[GIVEN REQUEST] Output all the material that follows, exactly as given.

[INFORMATION PROVIDED]
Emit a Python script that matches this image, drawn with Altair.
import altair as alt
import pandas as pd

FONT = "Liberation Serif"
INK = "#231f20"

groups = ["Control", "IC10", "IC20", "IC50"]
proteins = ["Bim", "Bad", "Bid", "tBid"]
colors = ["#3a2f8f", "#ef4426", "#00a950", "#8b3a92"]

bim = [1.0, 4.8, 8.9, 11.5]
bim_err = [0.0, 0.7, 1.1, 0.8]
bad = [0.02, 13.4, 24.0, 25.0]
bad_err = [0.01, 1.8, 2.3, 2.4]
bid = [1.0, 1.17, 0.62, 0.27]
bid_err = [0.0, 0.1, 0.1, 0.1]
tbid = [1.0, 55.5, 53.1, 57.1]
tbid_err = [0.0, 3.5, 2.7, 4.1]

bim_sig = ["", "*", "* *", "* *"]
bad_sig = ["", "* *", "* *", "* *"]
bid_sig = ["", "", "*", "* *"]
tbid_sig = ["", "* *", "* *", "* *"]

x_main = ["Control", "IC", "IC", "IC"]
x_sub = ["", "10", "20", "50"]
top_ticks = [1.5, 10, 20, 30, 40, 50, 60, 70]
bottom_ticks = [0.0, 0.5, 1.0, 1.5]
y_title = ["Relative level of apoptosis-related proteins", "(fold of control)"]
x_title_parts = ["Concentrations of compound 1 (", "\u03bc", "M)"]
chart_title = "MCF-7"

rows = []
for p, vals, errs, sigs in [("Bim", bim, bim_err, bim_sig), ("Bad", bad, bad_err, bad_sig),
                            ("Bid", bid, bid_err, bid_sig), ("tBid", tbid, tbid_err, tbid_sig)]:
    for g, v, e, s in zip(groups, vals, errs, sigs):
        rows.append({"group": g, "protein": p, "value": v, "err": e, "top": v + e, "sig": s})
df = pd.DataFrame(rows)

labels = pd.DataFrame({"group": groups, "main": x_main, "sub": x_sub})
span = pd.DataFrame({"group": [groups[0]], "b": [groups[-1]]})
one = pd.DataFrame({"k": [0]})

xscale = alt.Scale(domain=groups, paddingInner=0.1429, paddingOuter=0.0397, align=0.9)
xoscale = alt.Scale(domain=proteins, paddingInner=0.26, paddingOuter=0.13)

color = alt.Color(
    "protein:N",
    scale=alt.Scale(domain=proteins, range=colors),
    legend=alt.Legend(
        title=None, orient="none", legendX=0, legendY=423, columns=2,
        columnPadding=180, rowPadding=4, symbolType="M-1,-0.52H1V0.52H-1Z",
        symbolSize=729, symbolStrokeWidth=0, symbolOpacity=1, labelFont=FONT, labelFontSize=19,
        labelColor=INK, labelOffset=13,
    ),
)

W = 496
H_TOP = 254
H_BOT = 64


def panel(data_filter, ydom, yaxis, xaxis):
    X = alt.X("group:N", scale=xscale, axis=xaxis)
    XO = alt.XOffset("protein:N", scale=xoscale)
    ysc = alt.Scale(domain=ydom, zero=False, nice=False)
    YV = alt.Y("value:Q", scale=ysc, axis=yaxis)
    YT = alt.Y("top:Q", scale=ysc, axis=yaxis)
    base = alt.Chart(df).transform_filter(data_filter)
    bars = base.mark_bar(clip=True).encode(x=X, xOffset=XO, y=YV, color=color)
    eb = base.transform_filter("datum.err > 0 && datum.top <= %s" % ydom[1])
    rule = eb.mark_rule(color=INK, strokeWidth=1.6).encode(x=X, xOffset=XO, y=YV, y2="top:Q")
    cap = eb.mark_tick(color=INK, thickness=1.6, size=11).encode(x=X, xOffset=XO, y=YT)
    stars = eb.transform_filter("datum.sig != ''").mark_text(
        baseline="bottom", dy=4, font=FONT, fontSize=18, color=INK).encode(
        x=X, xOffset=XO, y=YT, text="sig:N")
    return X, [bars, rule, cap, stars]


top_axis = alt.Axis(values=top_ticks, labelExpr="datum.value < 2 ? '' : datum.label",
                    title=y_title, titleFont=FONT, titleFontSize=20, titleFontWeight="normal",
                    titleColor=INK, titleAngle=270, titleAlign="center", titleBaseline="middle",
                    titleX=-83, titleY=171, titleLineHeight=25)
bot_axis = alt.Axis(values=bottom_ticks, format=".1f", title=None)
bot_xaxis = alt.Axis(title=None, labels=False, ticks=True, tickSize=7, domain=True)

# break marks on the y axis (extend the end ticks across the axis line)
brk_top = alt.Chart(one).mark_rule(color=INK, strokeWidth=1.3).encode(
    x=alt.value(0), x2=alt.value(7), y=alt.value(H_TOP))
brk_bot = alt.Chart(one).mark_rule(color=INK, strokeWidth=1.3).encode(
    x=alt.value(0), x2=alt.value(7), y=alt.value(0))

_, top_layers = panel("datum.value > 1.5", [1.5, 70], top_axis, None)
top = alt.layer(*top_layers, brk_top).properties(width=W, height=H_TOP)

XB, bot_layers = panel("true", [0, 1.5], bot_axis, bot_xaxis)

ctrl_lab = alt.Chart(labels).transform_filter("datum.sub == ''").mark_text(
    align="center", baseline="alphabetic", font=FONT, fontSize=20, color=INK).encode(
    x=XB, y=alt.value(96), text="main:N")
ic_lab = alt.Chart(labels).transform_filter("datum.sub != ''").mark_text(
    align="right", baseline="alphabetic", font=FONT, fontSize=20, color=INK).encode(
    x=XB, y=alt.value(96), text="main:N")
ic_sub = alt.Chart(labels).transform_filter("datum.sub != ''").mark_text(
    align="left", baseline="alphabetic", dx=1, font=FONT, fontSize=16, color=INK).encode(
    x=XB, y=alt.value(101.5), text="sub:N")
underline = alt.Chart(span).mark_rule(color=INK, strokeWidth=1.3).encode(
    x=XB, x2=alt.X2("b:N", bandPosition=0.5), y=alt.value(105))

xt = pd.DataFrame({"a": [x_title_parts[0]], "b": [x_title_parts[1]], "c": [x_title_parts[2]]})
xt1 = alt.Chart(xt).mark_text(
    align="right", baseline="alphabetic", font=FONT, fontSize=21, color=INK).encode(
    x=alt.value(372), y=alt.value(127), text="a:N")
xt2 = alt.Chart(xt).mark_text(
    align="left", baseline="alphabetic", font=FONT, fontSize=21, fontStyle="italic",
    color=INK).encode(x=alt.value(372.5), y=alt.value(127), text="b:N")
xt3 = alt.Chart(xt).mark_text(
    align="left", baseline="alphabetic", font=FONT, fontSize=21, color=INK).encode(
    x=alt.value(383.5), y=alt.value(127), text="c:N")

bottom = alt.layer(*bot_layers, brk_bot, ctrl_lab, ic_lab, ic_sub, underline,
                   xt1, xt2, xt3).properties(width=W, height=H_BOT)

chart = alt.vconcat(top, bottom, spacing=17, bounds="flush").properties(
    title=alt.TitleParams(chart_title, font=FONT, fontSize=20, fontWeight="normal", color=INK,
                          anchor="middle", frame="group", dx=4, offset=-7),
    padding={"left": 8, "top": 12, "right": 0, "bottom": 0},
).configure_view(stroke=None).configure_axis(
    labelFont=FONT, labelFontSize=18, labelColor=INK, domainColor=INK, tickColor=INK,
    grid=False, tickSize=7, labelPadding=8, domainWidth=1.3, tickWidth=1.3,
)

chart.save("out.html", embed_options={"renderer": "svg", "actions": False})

[RESULT OF THE TASK]
Emit a Python script that matches this image, drawn with Altair.
import altair as alt
import pandas as pd

FONT = "Liberation Serif"
INK = "#231f20"

groups = ["Control", "IC10", "IC20", "IC50"]
proteins = ["Bim", "Bad", "Bid", "tBid"]
colors = ["#3a2f8f", "#ef4426", "#00a950", "#8b3a92"]

bim = [1.0, 4.8, 8.9, 11.5]
bim_err = [0.0, 0.7, 1.1, 0.8]
bad = [0.02, 13.4, 24.0, 25.0]
bad_err = [0.01, 1.8, 2.3, 2.4]
bid = [1.0, 1.17, 0.62, 0.27]
bid_err = [0.0, 0.1, 0.1, 0.1]
tbid = [1.0, 55.5, 53.1, 57.1]
tbid_err = [0.0, 3.5, 2.7, 4.1]

bim_sig = ["", "*", "* *", "* *"]
bad_sig = ["", "* *", "* *", "* *"]
bid_sig = ["", "", "*", "* *"]
tbid_sig = ["", "* *", "* *", "* *"]

x_main = ["Control", "IC", "IC", "IC"]
x_sub = ["", "10", "20", "50"]
top_ticks = [1.5, 10, 20, 30, 40, 50, 60, 70]
bottom_ticks = [0.0, 0.5, 1.0, 1.5]
y_title = ["Relative level of apoptosis-related proteins", "(fold of control)"]
x_title_parts = ["Concentrations of compound 1 (", "\u03bc", "M)"]
chart_title = "MCF-7"

rows = []
for p, vals, errs, sigs in [("Bim", bim, bim_err, bim_sig), ("Bad", bad, bad_err, bad_sig),
                            ("Bid", bid, bid_err, bid_sig), ("tBid", tbid, tbid_err, tbid_sig)]:
    for g, v, e, s in zip(groups, vals, errs, sigs):
        rows.append({"group": g, "protein": p, "value": v, "err": e, "top": v + e, "sig": s})
df = pd.DataFrame(rows)

labels = pd.DataFrame({"group": groups, "main": x_main, "sub": x_sub})
span = pd.DataFrame({"group": [groups[0]], "b": [groups[-1]]})
one = pd.DataFrame({"k": [0]})

xscale = alt.Scale(domain=groups, paddingInner=0.1429, paddingOuter=0.0397, align=0.9)
xoscale = alt.Scale(domain=proteins, paddingInner=0.26, paddingOuter=0.13)

color = alt.Color(
    "protein:N",
    scale=alt.Scale(domain=proteins, range=colors),
    legend=alt.Legend(
        title=None, orient="none", legendX=0, legendY=423, columns=2,
        columnPadding=180, rowPadding=4, symbolType="M-1,-0.52H1V0.52H-1Z",
        symbolSize=729, symbolStrokeWidth=0, symbolOpacity=1, labelFont=FONT, labelFontSize=19,
        labelColor=INK, labelOffset=13,
    ),
)

W = 496
H_TOP = 254
H_BOT = 64


def panel(data_filter, ydom, yaxis, xaxis):
    X = alt.X("group:N", scale=xscale, axis=xaxis)
    XO = alt.XOffset("protein:N", scale=xoscale)
    ysc = alt.Scale(domain=ydom, zero=False, nice=False)
    YV = alt.Y("value:Q", scale=ysc, axis=yaxis)
    YT = alt.Y("top:Q", scale=ysc, axis=yaxis)
    base = alt.Chart(df).transform_filter(data_filter)
    bars = base.mark_bar(clip=True).encode(x=X, xOffset=XO, y=YV, color=color)
    eb = base.transform_filter("datum.err > 0 && datum.top <= %s" % ydom[1])
    rule = eb.mark_rule(color=INK, strokeWidth=1.6).encode(x=X, xOffset=XO, y=YV, y2="top:Q")
    cap = eb.mark_tick(color=INK, thickness=1.6, size=11).encode(x=X, xOffset=XO, y=YT)
    stars = eb.transform_filter("datum.sig != ''").mark_text(
        baseline="bottom", dy=4, font=FONT, fontSize=18, color=INK).encode(
        x=X, xOffset=XO, y=YT, text="sig:N")
    return X, [bars, rule, cap, stars]


top_axis = alt.Axis(values=top_ticks, labelExpr="datum.value < 2 ? '' : datum.label",
                    title=y_title, titleFont=FONT, titleFontSize=20, titleFontWeight="normal",
                    titleColor=INK, titleAngle=270, titleAlign="center", titleBaseline="middle",
                    titleX=-83, titleY=171, titleLineHeight=25)
bot_axis = alt.Axis(values=bottom_ticks, format=".1f", title=None)
bot_xaxis = alt.Axis(title=None, labels=False, ticks=True, tickSize=7, domain=True)

# break marks on the y axis (extend the end ticks across the axis line)
brk_top = alt.Chart(one).mark_rule(color=INK, strokeWidth=1.3).encode(
    x=alt.value(0), x2=alt.value(7), y=alt.value(H_TOP))
brk_bot = alt.Chart(one).mark_rule(color=INK, strokeWidth=1.3).encode(
    x=alt.value(0), x2=alt.value(7), y=alt.value(0))

_, top_layers = panel("datum.value > 1.5", [1.5, 70], top_axis, None)
top = alt.layer(*top_layers, brk_top).properties(width=W, height=H_TOP)

XB, bot_layers = panel("true", [0, 1.5], bot_axis, bot_xaxis)

ctrl_lab = alt.Chart(labels).transform_filter("datum.sub == ''").mark_text(
    align="center", baseline="alphabetic", font=FONT, fontSize=20, color=INK).encode(
    x=XB, y=alt.value(96), text="main:N")
ic_lab = alt.Chart(labels).transform_filter("datum.sub != ''").mark_text(
    align="right", baseline="alphabetic", font=FONT, fontSize=20, color=INK).encode(
    x=XB, y=alt.value(96), text="main:N")
ic_sub = alt.Chart(labels).transform_filter("datum.sub != ''").mark_text(
    align="left", baseline="alphabetic", dx=1, font=FONT, fontSize=16, color=INK).encode(
    x=XB, y=alt.value(101.5), text="sub:N")
underline = alt.Chart(span).mark_rule(color=INK, strokeWidth=1.3).encode(
    x=XB, x2=alt.X2("b:N", bandPosition=0.5), y=alt.value(105))

xt = pd.DataFrame({"a": [x_title_parts[0]], "b": [x_title_parts[1]], "c": [x_title_parts[2]]})
xt1 = alt.Chart(xt).mark_text(
    align="right", baseline="alphabetic", font=FONT, fontSize=21, color=INK).encode(
    x=alt.value(372), y=alt.value(127), text="a:N")
xt2 = alt.Chart(xt).mark_text(
    align="left", baseline="alphabetic", font=FONT, fontSize=21, fontStyle="italic",
    color=INK).encode(x=alt.value(372.5), y=alt.value(127), text="b:N")
xt3 = alt.Chart(xt).mark_text(
    align="left", baseline="alphabetic", font=FONT, fontSize=21, color=INK).encode(
    x=alt.value(383.5), y=alt.value(127), text="c:N")

bottom = alt.layer(*bot_layers, brk_bot, ctrl_lab, ic_lab, ic_sub, underline,
                   xt1, xt2, xt3).properties(width=W, height=H_BOT)

chart = alt.vconcat(top, bottom, spacing=17, bounds="flush").properties(
    title=alt.TitleParams(chart_title, font=FONT, fontSize=20, fontWeight="normal", color=INK,
                          anchor="middle", frame="group", dx=4, offset=-7),
    padding={"left": 8, "top": 12, "right": 0, "bottom": 0},
).configure_view(stroke=None).configure_axis(
    labelFont=FONT, labelFontSize=18, labelColor=INK, domainColor=INK, tickColor=INK,
    grid=False, tickSize=7, labelPadding=8, domainWidth=1.3, tickWidth=1.3,
)

chart.save("out.html", embed_options={"renderer": "svg", "actions": False})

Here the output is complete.